• INFORMATION SHOWN:
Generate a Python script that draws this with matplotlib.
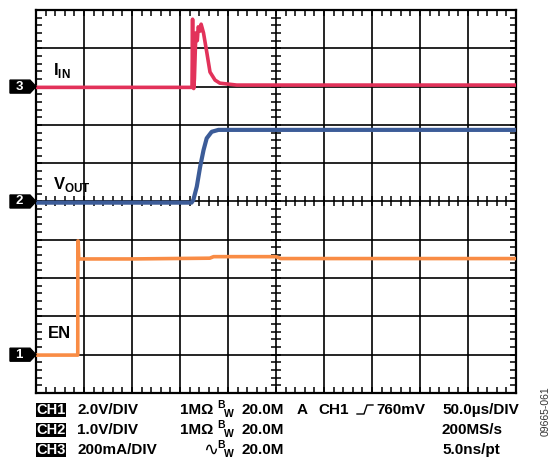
import numpy as np
import matplotlib
matplotlib.use("Agg")
import matplotlib.pyplot as plt
from matplotlib.patches import Polygon
from matplotlib.lines import Line2D

plt.rcParams['font.family'] = ['Liberation Sans', 'DejaVu Sans']
plt.rcParams['mathtext.fontset'] = 'custom'
plt.rcParams['mathtext.rm'] = 'Liberation Sans:bold'
plt.rcParams['mathtext.bf'] = 'Liberation Sans:bold'

W, H = 553, 461

# --- trace data (divisions: x 0..10 time, y 0..10 screen) ---
iin_t = [0, 3.25, 3.262, 3.268, 3.285, 3.30, 3.33, 3.36, 3.38, 3.42, 3.44,
         3.49, 3.56, 3.625, 3.73, 3.83, 4.18, 10]
iin_v = [7.98, 7.98, 9.76, 8.5, 7.95, 8.2, 9.40, 9.2, 9.56, 9.45, 9.63,
         9.40, 8.88, 8.38, 8.17, 8.09, 8.04, 8.04]

vout_t = [0, 3.24, 3.278, 3.35, 3.42, 3.49, 3.556, 3.66, 3.80, 10]
vout_v = [4.97, 4.97, 5.04, 5.39, 5.91, 6.34, 6.65, 6.82, 6.87, 6.87]

en_t = [0, 0.87, 0.872, 0.878, 0.89, 1.96, 3.62, 3.7, 5.0, 5.1, 10]
en_v = [0.99, 0.99, 3.97, 3.97, 3.50, 3.50, 3.52, 3.56, 3.56, 3.51, 3.51]

# ground reference markers (channel, level in divisions)
markers = [("3", 8.0), ("2", 5.0), ("1", 1.0)]

red = '#E2325A'
blue = '#3C5C98'
orange = '#F98C45'

fig = plt.figure(figsize=(W / 100, H / 100), dpi=100)
x0, x1, y0, y1 = 36, 516, 10, 393
ax = fig.add_axes([x0 / W, 1 - y1 / H, (x1 - x0) / W, (y1 - y0) / H])
ax.set_xlim(0, 10)
ax.set_ylim(0, 10)

# grid
for k in range(1, 10):
    ax.axvline(k, color='black', lw=1.2, zorder=1)
    ax.axhline(k, color='black', lw=1.2, zorder=1)
for s in ax.spines.values():
    s.set_linewidth(1.6)

ax.set_xticks(np.arange(0, 10.01, 0.2))
ax.set_yticks(np.arange(0, 10.01, 0.2))
ax.tick_params(which='both', direction='in', length=4, width=1.1,
               top=True, right=True, labelleft=False, labelbottom=False)

# ticks on center lines
minor = np.arange(0.2, 10, 0.2)
ax.plot(minor, np.full_like(minor, 5.0), ls='none', marker='|',
        ms=6.5, mew=1.1, color='black', zorder=1)
ax.plot(np.full_like(minor, 5.0), minor, ls='none', marker='_',
        ms=6.5, mew=1.1, color='black', zorder=1)

# traces
ax.plot(iin_t, iin_v, color=red, lw=2.6, zorder=3, solid_joinstyle='round')
ax.plot(vout_t, vout_v, color=blue, lw=3.0, zorder=3, solid_joinstyle='round')
ax.plot(en_t, en_v, color=orange, lw=2.6, zorder=3, solid_joinstyle='round')

# labels
ax.text(0.36, 8.16, r'$\mathbf{I}_{\mathbf{IN}}$', fontsize=12, color='black',
        ha='left', va='bottom')
ax.text(0.36, 5.2, r'$\mathbf{V}_{\mathbf{OUT}}$', fontsize=12, color='black',
        ha='left', va='bottom')
ax.text(0.25, 1.36, 'EN', fontsize=12, fontweight='bold', ha='left', va='bottom')

# channel ground markers
px, py = 1 / 48, 1 / 38.3
for lab, lvl in markers:
    pts = [(-26 * px, lvl - 6.5 * py), (-6 * px, lvl - 6.5 * py), (0, lvl),
           (-6 * px, lvl + 6.5 * py), (-26 * px, lvl + 6.5 * py)]
    ax.add_patch(Polygon(pts, closed=True, color='black', clip_on=False, zorder=5))
    ax.text(-17 * px, lvl, lab, color='white', fontsize=9.5, fontweight='bold',
            ha='center', va='center', clip_on=False, zorder=6)


def ftext(x, y, s, **kw):
    kw.setdefault('fontsize', 11)
    kw.setdefault('fontweight', 'bold')
    kw.setdefault('va', 'baseline')
    kw.setdefault('ha', 'left')
    return fig.text(x / W, 1 - y / H, s, **kw)


rows = [414, 434, 454]
scales = ["2.0V/DIV", "1.0V/DIV", "200mA/DIV"]
for i, (r, sc) in enumerate(zip(rows, scales)):
    ftext(36, r, "CH%d" % (i + 1), color='white', fontsize=10.5,
          bbox=dict(boxstyle='square,pad=0.02', facecolor='black', edgecolor='none'))
    ftext(77, r, sc)

# coupling / bandwidth column
for r, prefix in zip(rows, ["1M\u03a9", "1M\u03a9", ""]):
    if prefix:
        ftext(180, r, prefix)
    else:
        ftext(203, r + 1, "\u223f", fontsize=13, fontweight='normal')
    ftext(217, r - 6, "B", fontsize=7.5)
    ftext(224, r + 3, "W", fontsize=7.5)
    ftext(241, r, "20.0M")

ftext(297, rows[0], "A")
ftext(318, rows[0], "CH1")
trig = Line2D([357 / W, 364 / W, 367 / W, 373 / W],
              [1 - 414 / H, 1 - 414 / H, 1 - 405 / H, 1 - 405 / H],
              transform=fig.transFigure, color='black', lw=1.0)
fig.add_artist(trig)
ftext(376, rows[0], "760mV")

ftext(442, rows[0], "50.0\u00b5s/DIV")
ftext(442, rows[1], "200MS/s")
ftext(442, rows[2], "5.0ns/pt")

ftext(546, 411, "09665-061", fontsize=7.5, fontweight='normal', color='#333333',
      rotation=90, ha='center', va='center')

fig.savefig("out.png", dpi=100)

• TASK GOAL:
Write out again, exactly, the lines from the start of the listing up to the line containing "orange = '#F98C45'", with both ends and without pictures.

• RESPONSE TO THIS TASK:
Generate a Python script that draws this with matplotlib.
import numpy as np
import matplotlib
matplotlib.use("Agg")
import matplotlib.pyplot as plt
from matplotlib.patches import Polygon
from matplotlib.lines import Line2D

plt.rcParams['font.family'] = ['Liberation Sans', 'DejaVu Sans']
plt.rcParams['mathtext.fontset'] = 'custom'
plt.rcParams['mathtext.rm'] = 'Liberation Sans:bold'
plt.rcParams['mathtext.bf'] = 'Liberation Sans:bold'

W, H = 553, 461

# --- trace data (divisions: x 0..10 time, y 0..10 screen) ---
iin_t = [0, 3.25, 3.262, 3.268, 3.285, 3.30, 3.33, 3.36, 3.38, 3.42, 3.44,
         3.49, 3.56, 3.625, 3.73, 3.83, 4.18, 10]
iin_v = [7.98, 7.98, 9.76, 8.5, 7.95, 8.2, 9.40, 9.2, 9.56, 9.45, 9.63,
         9.40, 8.88, 8.38, 8.17, 8.09, 8.04, 8.04]

vout_t = [0, 3.24, 3.278, 3.35, 3.42, 3.49, 3.556, 3.66, 3.80, 10]
vout_v = [4.97, 4.97, 5.04, 5.39, 5.91, 6.34, 6.65, 6.82, 6.87, 6.87]

en_t = [0, 0.87, 0.872, 0.878, 0.89, 1.96, 3.62, 3.7, 5.0, 5.1, 10]
en_v = [0.99, 0.99, 3.97, 3.97, 3.50, 3.50, 3.52, 3.56, 3.56, 3.51, 3.51]

# ground reference markers (channel, level in divisions)
markers = [("3", 8.0), ("2", 5.0), ("1", 1.0)]

red = '#E2325A'
blue = '#3C5C98'
orange = '#F98C45'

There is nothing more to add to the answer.